Teoride Trump müdahaleci olmayan biri; Ortadoğu ve Kuzey Afrika’da Amerikan askeri müdahalesine karşı çıkıp Suriye’deki savaşı sonlandırmak istiyor. Ama aynı zamanda İran’la imzalanmış nükleer anlaşmaya karşı ve 2011’de Amerikan birliklerinin geri kalan tamamını Irak’tan çektiği için Barack Obama’yı eleştiriyor (oysaki bu geri çekilme anlaşması George W. Bush tarafından imzalanmıştı).
Ama Bush da Obama da ilk seçildiklerinde müdahaleci olmayan başkanlardı, ta ki olayların akışı ve Washington’daki dış politika kurumunun dış askeri maceralara can atması bütün bunları değiştirene kadar.
Bugün Amerikan ordusu ve hava kuvvetleri Irak ve Suriye’ye iyice girmiş durumda ve Obama’nın görevi bırakmasıyla da bu durum sona ermeyecek. Trump’ın müdahaleye karşı tutumuna rağmen, dış politika ekibinin ABD’nin eski BM Büyükelçisi John Bolton gibi ağır topları, 2003’ten bu yana İran’la bir savaşın ateşli savunucuları. Bolton, Irak’ın kuzeyi ve Suriye’nin doğusunda bir Sünni devleti kurulmasını teklif etmekte – ki bu teklifin her bir cümlesinden sahadaki güçlere dair yanlış kanaatler ve cehalet akıyor. Bölgedeki çatışmanın derinleşmesine bir çare olarak dile getirilen bu teklifin gidişatı iyileştirmesi çok zor.
Washington’da uçuk kaçıklar hep oldu, hatta bazen üst mevkilere de geldiler. Ama müstakbel yönetime kendisini bağlamış tehlikeli adamların sayısı, Amerikan tarihinde hiç olmadığı kadar yüksek olabilir.

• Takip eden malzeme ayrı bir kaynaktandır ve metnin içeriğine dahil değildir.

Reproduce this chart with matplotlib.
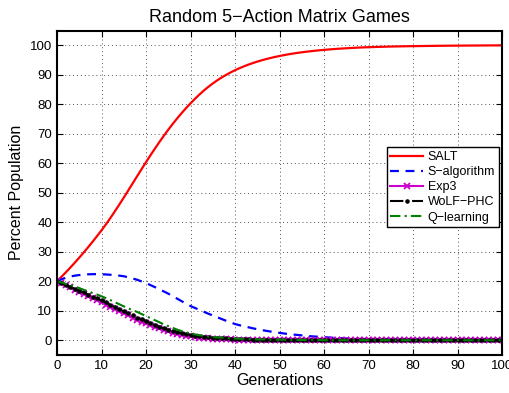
import numpy as np
import matplotlib
matplotlib.use("Agg")
import matplotlib.pyplot as plt

plt.rcParams['font.family'] = ['Liberation Sans', 'DejaVu Sans']

generations = np.arange(0, 101)

salt = [20.0, 21.5, 23.05, 24.65, 26.3, 28.0, 29.75, 31.55, 33.4, 35.3,
        37.25, 39.3, 41.45, 43.7, 46.0, 48.35, 50.75, 53.17, 55.59, 57.99,
        60.37, 62.7, 64.97, 67.17, 69.3, 71.35, 73.32, 75.2, 76.99, 78.69,
        80.29, 81.84, 83.29, 84.64, 85.89, 87.04, 88.1, 89.07, 89.96, 90.78,
        91.53, 92.22, 92.85, 93.43, 93.96, 94.45, 94.9, 95.31, 95.69, 96.04,
        96.36, 96.65, 96.92, 97.17, 97.4, 97.61, 97.8, 97.98, 98.14, 98.29,
        98.43, 98.56, 98.68, 98.79, 98.89, 98.98, 99.07, 99.15, 99.22, 99.28,
        99.34, 99.39, 99.44, 99.48, 99.52, 99.56, 99.59, 99.62, 99.65, 99.68,
        99.7, 99.72, 99.74, 99.76, 99.78, 99.8, 99.82, 99.83, 99.85, 99.86,
        99.87, 99.88, 99.89, 99.9, 99.91, 99.92, 99.93, 99.94, 99.95, 99.96,
        99.97]

s_algorithm = [20.0, 20.65, 21.2, 21.6, 21.9, 22.1, 22.25, 22.35, 22.4, 22.4,
               22.35, 22.3, 22.2, 22.05, 21.9, 21.7, 21.35, 20.95, 20.5, 19.95,
               19.4, 18.7, 18.0, 17.3, 16.55, 15.8, 14.95, 14.1, 13.25, 12.4,
               11.6, 10.95, 10.3, 9.65, 9.0, 8.4, 7.8, 7.2, 6.6, 6.05,
               5.5, 5.1, 4.75, 4.4, 4.05, 3.75, 3.45, 3.2, 2.95, 2.7,
               2.5, 2.3, 2.1, 1.95, 1.8, 1.65, 1.5, 1.35, 1.25, 1.15,
               1.05, 0.95, 0.85, 0.75, 0.7, 0.6, 0.55, 0.5, 0.45, 0.4,
               0.35, 0.32, 0.29, 0.26, 0.23, 0.2, 0.18, 0.16, 0.14, 0.12,
               0.1, 0.09, 0.08, 0.07, 0.06, 0.05, 0.04, 0.04, 0.03, 0.03,
               0.02, 0.02, 0.02, 0.01, 0.01, 0.01, 0.0, 0.0, 0.0, 0.0,
               0.0]

exp3 = [20.0, 19.3, 18.6, 17.9, 17.2, 16.5, 15.8, 15.1, 14.4, 13.6,
        12.9, 12.1, 11.3, 10.6, 9.8, 9.1, 8.4, 7.7, 7.0, 6.3,
        5.7, 5.1, 4.5, 4.0, 3.5, 3.0, 2.6, 2.2, 1.9, 1.6,
        1.3, 1.1, 0.9, 0.8, 0.6, 0.5, 0.4, 0.4, 0.3, 0.3,
        0.2, 0.2, 0.1, 0.1, 0.1, 0.1, 0.1, 0.1, 0.0, 0.0,
        0.0, 0.0, 0.0, 0.0, 0.0, 0.0, 0.0, 0.0, 0.0, 0.0,
        0.0, 0.0, 0.0, 0.0, 0.0, 0.0, 0.0, 0.0, 0.0, 0.0,
        0.0, 0.0, 0.0, 0.0, 0.0, 0.0, 0.0, 0.0, 0.0, 0.0,
        0.0, 0.0, 0.0, 0.0, 0.0, 0.0, 0.0, 0.0, 0.0, 0.0,
        0.0, 0.0, 0.0, 0.0, 0.0, 0.0, 0.0, 0.0, 0.0, 0.0,
        0.0]

wolf_phc = [20.0, 19.4, 18.7, 18.1, 17.5, 16.8, 16.2, 15.5, 14.8, 14.2,
            13.5, 12.8, 12.0, 11.3, 10.5, 9.8, 9.1, 8.4, 7.7, 7.1,
            6.5, 5.8, 5.2, 4.6, 4.1, 3.6, 3.2, 2.8, 2.4, 2.1,
            1.8, 1.6, 1.4, 1.2, 1.0, 0.9, 0.8, 0.7, 0.6, 0.5,
            0.4, 0.4, 0.3, 0.3, 0.2, 0.2, 0.2, 0.1, 0.1, 0.1,
            0.1, 0.1, 0.0, 0.0, 0.0, 0.0, 0.0, 0.0, 0.0, 0.0,
            0.0, 0.0, 0.0, 0.0, 0.0, 0.0, 0.0, 0.0, 0.0, 0.0,
            0.0, 0.0, 0.0, 0.0, 0.0, 0.0, 0.0, 0.0, 0.0, 0.0,
            0.0, 0.0, 0.0, 0.0, 0.0, 0.0, 0.0, 0.0, 0.0, 0.0,
            0.0, 0.0, 0.0, 0.0, 0.0, 0.0, 0.0, 0.0, 0.0, 0.0,
            0.0]

q_learning = [20.0, 19.6, 19.1, 18.7, 18.2, 17.7, 17.1, 16.6, 16.0, 15.5,
              14.9, 14.3, 13.6, 12.9, 12.2, 11.5, 10.8, 10.2, 9.6, 8.9,
              8.2, 7.5, 6.8, 6.1, 5.4, 4.8, 4.2, 3.6, 3.1, 2.7,
              2.3, 2.0, 1.7, 1.5, 1.3, 1.1, 1.0, 0.9, 0.8, 0.7,
              0.6, 0.5, 0.5, 0.4, 0.4, 0.3, 0.3, 0.3, 0.2, 0.2,
              0.2, 0.2, 0.1, 0.1, 0.1, 0.1, 0.1, 0.1, 0.1, 0.1,
              0.0, 0.0, 0.0, 0.0, 0.0, 0.0, 0.0, 0.0, 0.0, 0.0,
              0.0, 0.0, 0.0, 0.0, 0.0, 0.0, 0.0, 0.0, 0.0, 0.0,
              0.0, 0.0, 0.0, 0.0, 0.0, 0.0, 0.0, 0.0, 0.0, 0.0,
              0.0, 0.0, 0.0, 0.0, 0.0, 0.0, 0.0, 0.0, 0.0, 0.0,
              0.0]

fig = plt.figure(figsize=(5.1, 3.93), dpi=100)
ax = fig.add_axes([57 / 510, 38 / 393, 445 / 510, 324.5 / 393])

ax.plot(generations, salt, color='#ff0000', lw=1.6, label='SALT')
ax.plot(generations, s_algorithm, color='#0000ff', lw=1.6, ls=(0, (4, 3)),
        label='S\u2212algorithm')
ax.plot(generations, exp3, color='#cc00cc', lw=1.5, marker='x', ms=5,
        mew=1.3, label='Exp3')
ax.plot(generations, wolf_phc, color='k', lw=1.5, ls='-.', marker='.',
        ms=4.5, label='WoLF\u2212PHC')
ax.plot(generations, q_learning, color='#008000', lw=1.5, ls=(0, (5, 2, 1, 2)),
        label='Q\u2212learning')

ax.set_xlim(0, 100)
ax.set_ylim(-5, 105)
ax.set_xticks(np.arange(0, 101, 10))
ax.set_yticks(np.arange(0, 101, 10))
ax.tick_params(direction='in', top=True, right=True, labelsize=9.5,
               length=4, width=0.8)
ax.grid(True, ls=(0, (1, 3)), color='#555555', lw=0.7)
for spine in ax.spines.values():
    spine.set_linewidth(1.5)

ax.set_title('Random 5\u2212Action Matrix Games', fontsize=13, pad=6)
ax.set_xlabel('Generations', fontsize=11.5, labelpad=1)
ax.set_ylabel('Percent Population', fontsize=11.5, labelpad=4)

leg = ax.legend(loc='upper right', bbox_to_anchor=(0.993, 0.64), fontsize=9,
                fancybox=False, framealpha=1, edgecolor='k',
                handlelength=2.6, borderpad=0.3, labelspacing=0.25,
                handletextpad=0.4, borderaxespad=0.0)
leg.get_frame().set_linewidth(1.0)

fig.savefig('out.png', dpi=100)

Mesela The Daily Beast’ten Shane Harris ve Nancy Youssef’a göre, Trump’ın milli güvenlik geçiş ekibindeki bir danışman, See No Sharia kitabının yazarı Clare Lopez. Lopez; Beyaz Saray’a, FBI’a ve ayrıca Amerikan Dışişleri, Adalet, Savunma ve İç Güvenlik bakanlıklarına İslamcıların ve özellikle de Müslüman Kardeşler’in sızdığı iddiasında. Yine Lopez, 2008 mali iflasına, hisse senetlerinin açığa satışı (short-selling stocks) yoluyla teröristlerin yol açtığına inanmakta.
İyimserler bu hafta diyorlar ki aslında Trump dillendirdiğinden daha az ideolojik; böyle olsa dahi ABD devlet gemisi, bir sürat teknesinden ziyade okyanuslarda giden bir transatlantik niteliğinde olup bu da onun ani dönüşler yapmasını zorlaştırıyor. Aynı iyimserler, özelde bütün bu sahtekârların ve uçuk kaçıkların istedikleri makamlara gelemeyeceğini de ekliyorlar.
Maalesef ki 11 Eylül saldırılarından evvel başa geçmiş George W. Bush hakkında da çok benzer şeyler söylenmişti. Terörizmle provoke olup kendi kendini tahrip edici aşırı tepkiler verenler, işte tam da bu tür kibirli ama yeterice bilgi sahibi olmayan fırsatçılardır. IŞİD’in şansı yaver gidiyor.